_AIM_
Set down the material below word for word, excluding the pictures.
* * * * *
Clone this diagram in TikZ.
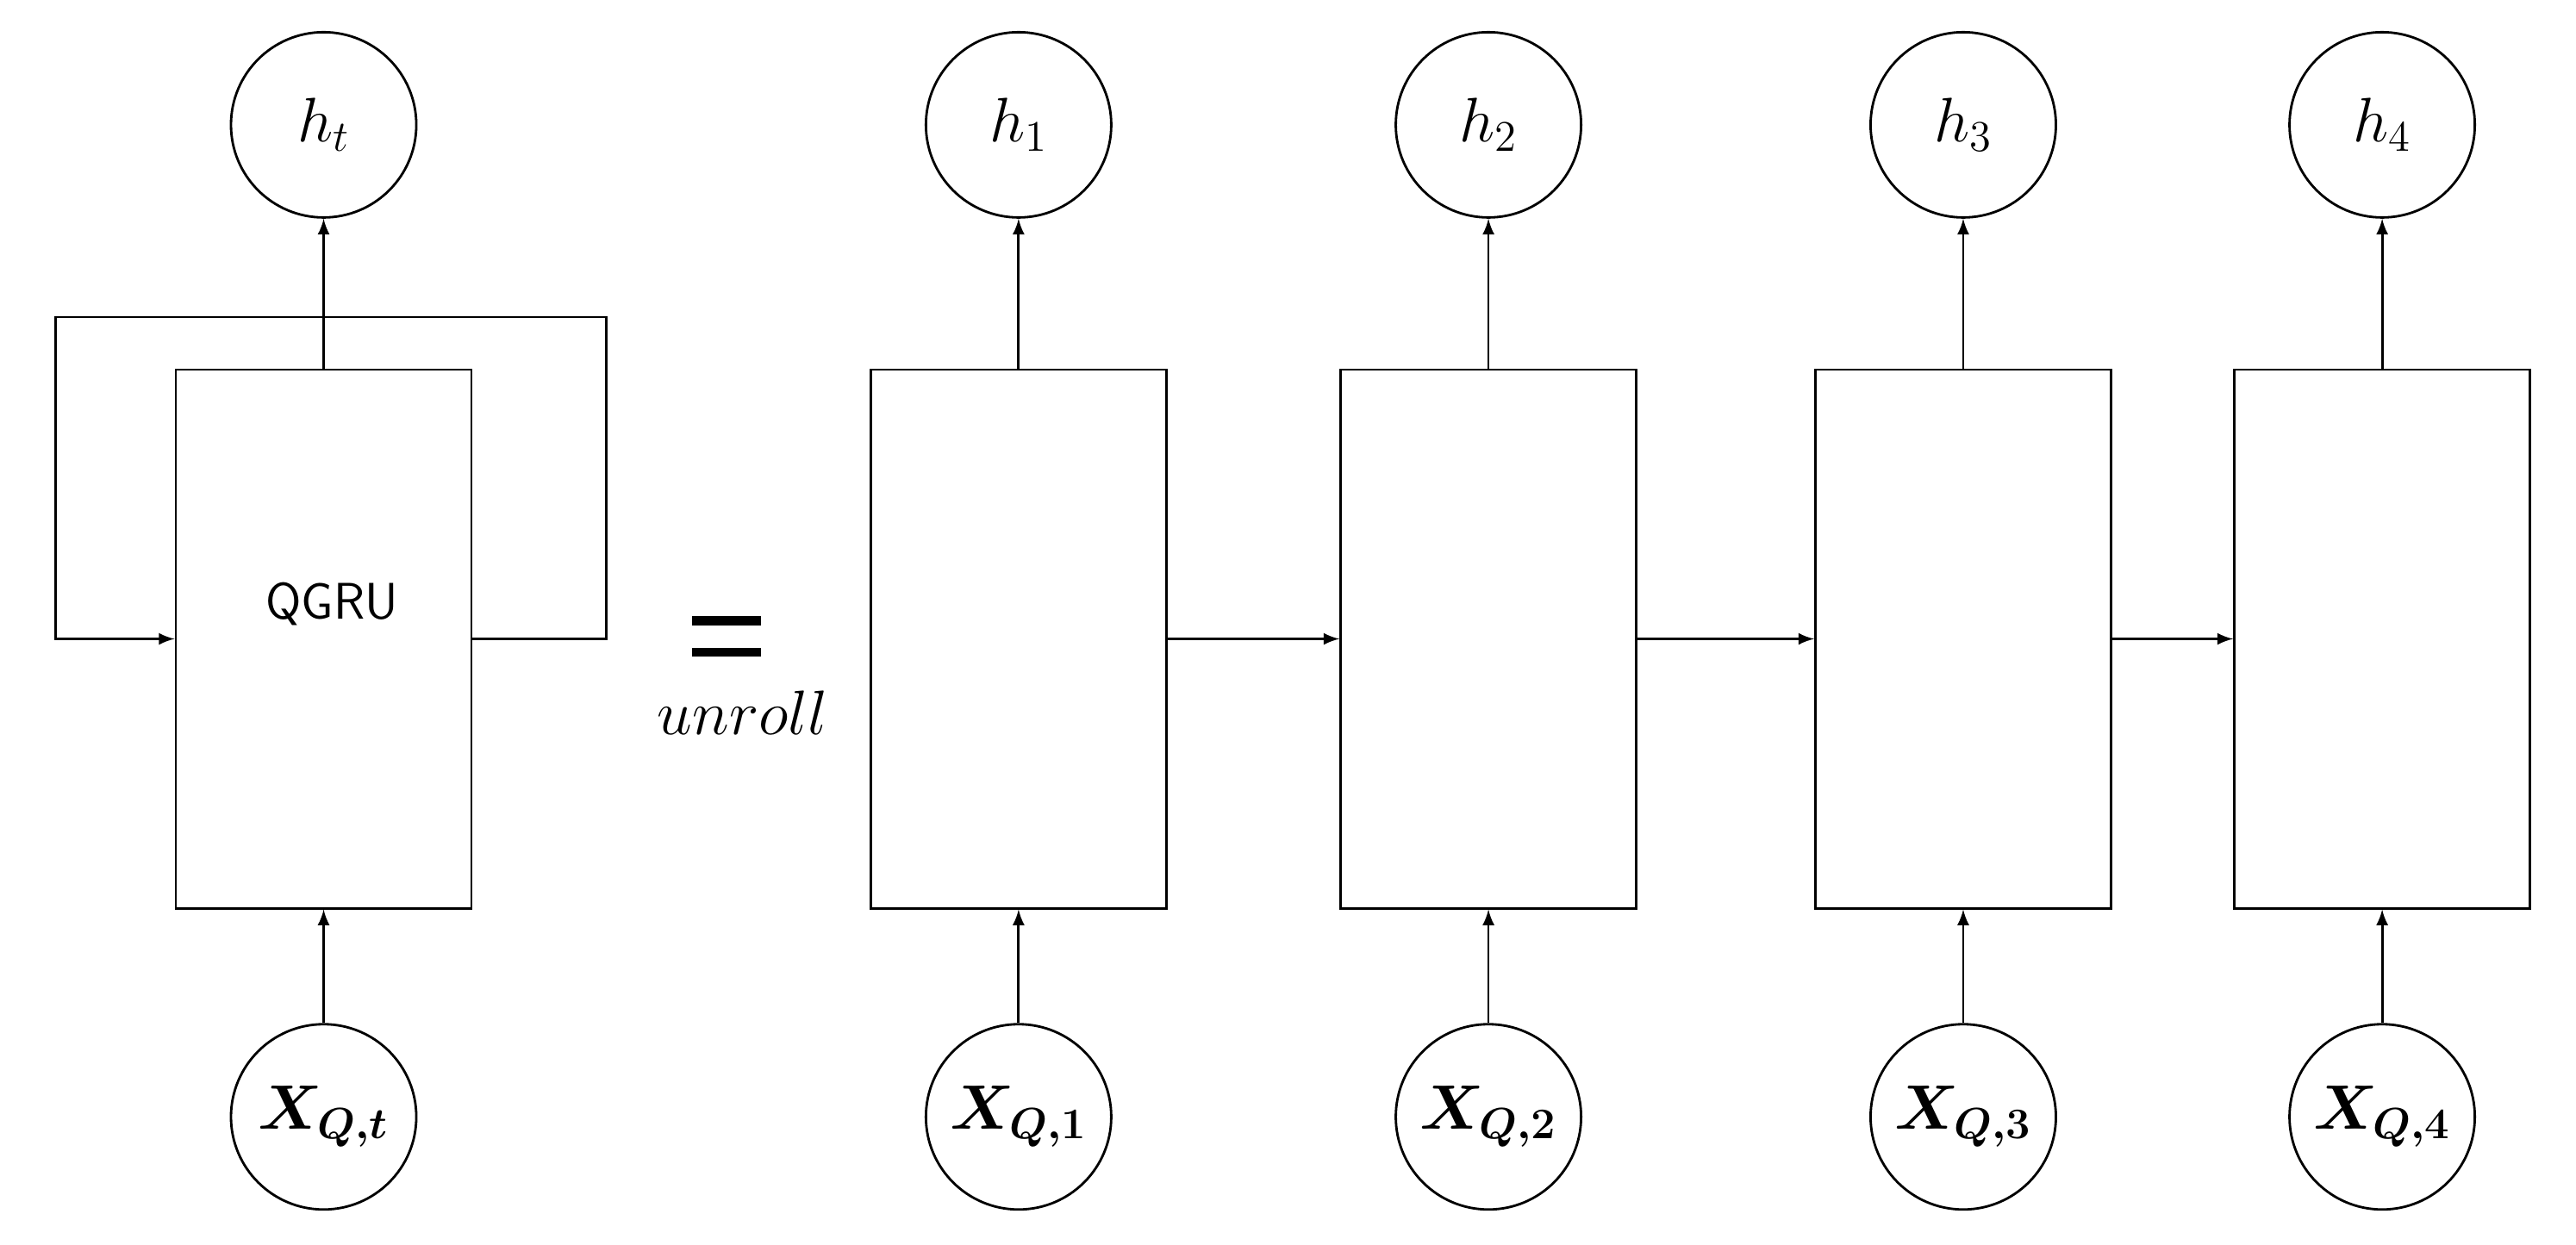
\documentclass[tikz,border=0pt]{standalone}
\usepackage{bm}
\usetikzlibrary{positioning}
\begin{document}
\begin{tikzpicture}
		[
		x=0.01906cm, y=-0.01906cm, >=latex,
		font=\fontsize{20}{24}\selectfont,
		%Stile
		unit/.style={draw, line width=0.8pt, minimum width=3.43cm, minimum height=6.25cm, inner sep=0pt},
		state/.style={draw, circle, line width=0.8pt, minimum size=2.15cm, inner sep=0pt},
		conn/.style={-latex, line width=0.8pt}
		]
		
		\useasboundingbox (0,0) rectangle (1568,758);
		
		%Gefaltete Zelle
		\node[unit] (cell) at (197,389) {};
		\node[font=\sffamily\fontsize{17}{20}\selectfont] at (202,368) {QGRU};
		\node[state] (ht) at (197,76) {$h_t$};
		\node[state] (xt) at (197,680) {$\bm{X}_{\bm{Q,t}}$};
		\draw[conn] (cell.north) -- (ht);
		\draw[conn] (xt) -- (cell.south);
		\coordinate (lr) at (369,193);
		\coordinate (ll) at (34,193);
		\draw[conn] (cell.east) -- (cell.east -| lr) -- (lr) -- (ll) -- (cell.west -| ll) -- (cell.west);
		
		%Gleichheitszeichen
		\draw[line width=3pt] (421,378) -- (463,378) (421,397) -- (463,397);
		\node (unroll) at (452,434) {$unroll$};
		
		%Ausgerollte Zellen
		\foreach \i/\x in {1/620,2/906,3/1195,4/1450}
		{
			\node[unit] (c\i) at (\x,389) {};
			\node[state] (h\i) at (\x,76) {$h_{\i}$};
			\node[state] (x\i) at (\x,680) {$\bm{X}_{\bm{Q,\i}}$};
			\draw[conn] (c\i.north) -- (h\i);
			\draw[conn] (x\i) -- (c\i.south);
		}
		\foreach \a/\b in {1/2,2/3,3/4}
		\draw[conn] (c\a.east) -- (c\b.west);
	\end{tikzpicture}
\end{document}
* * * * *
_RESPONSE FOR THIS EXERCISE_
Clone this diagram in TikZ.
\documentclass[tikz,border=0pt]{standalone}
\usepackage{bm}
\usetikzlibrary{positioning}
\begin{document}
\begin{tikzpicture}
		[
		x=0.01906cm, y=-0.01906cm, >=latex,
		font=\fontsize{20}{24}\selectfont,
		%Stile
		unit/.style={draw, line width=0.8pt, minimum width=3.43cm, minimum height=6.25cm, inner sep=0pt},
		state/.style={draw, circle, line width=0.8pt, minimum size=2.15cm, inner sep=0pt},
		conn/.style={-latex, line width=0.8pt}
		]
		
		\useasboundingbox (0,0) rectangle (1568,758);
		
		%Gefaltete Zelle
		\node[unit] (cell) at (197,389) {};
		\node[font=\sffamily\fontsize{17}{20}\selectfont] at (202,368) {QGRU};
		\node[state] (ht) at (197,76) {$h_t$};
		\node[state] (xt) at (197,680) {$\bm{X}_{\bm{Q,t}}$};
		\draw[conn] (cell.north) -- (ht);
		\draw[conn] (xt) -- (cell.south);
		\coordinate (lr) at (369,193);
		\coordinate (ll) at (34,193);
		\draw[conn] (cell.east) -- (cell.east -| lr) -- (lr) -- (ll) -- (cell.west -| ll) -- (cell.west);
		
		%Gleichheitszeichen
		\draw[line width=3pt] (421,378) -- (463,378) (421,397) -- (463,397);
		\node (unroll) at (452,434) {$unroll$};
		
		%Ausgerollte Zellen
		\foreach \i/\x in {1/620,2/906,3/1195,4/1450}
		{
			\node[unit] (c\i) at (\x,389) {};
			\node[state] (h\i) at (\x,76) {$h_{\i}$};
			\node[state] (x\i) at (\x,680) {$\bm{X}_{\bm{Q,\i}}$};
			\draw[conn] (c\i.north) -- (h\i);
			\draw[conn] (x\i) -- (c\i.south);
		}
		\foreach \a/\b in {1/2,2/3,3/4}
		\draw[conn] (c\a.east) -- (c\b.west);
	\end{tikzpicture}
\end{document}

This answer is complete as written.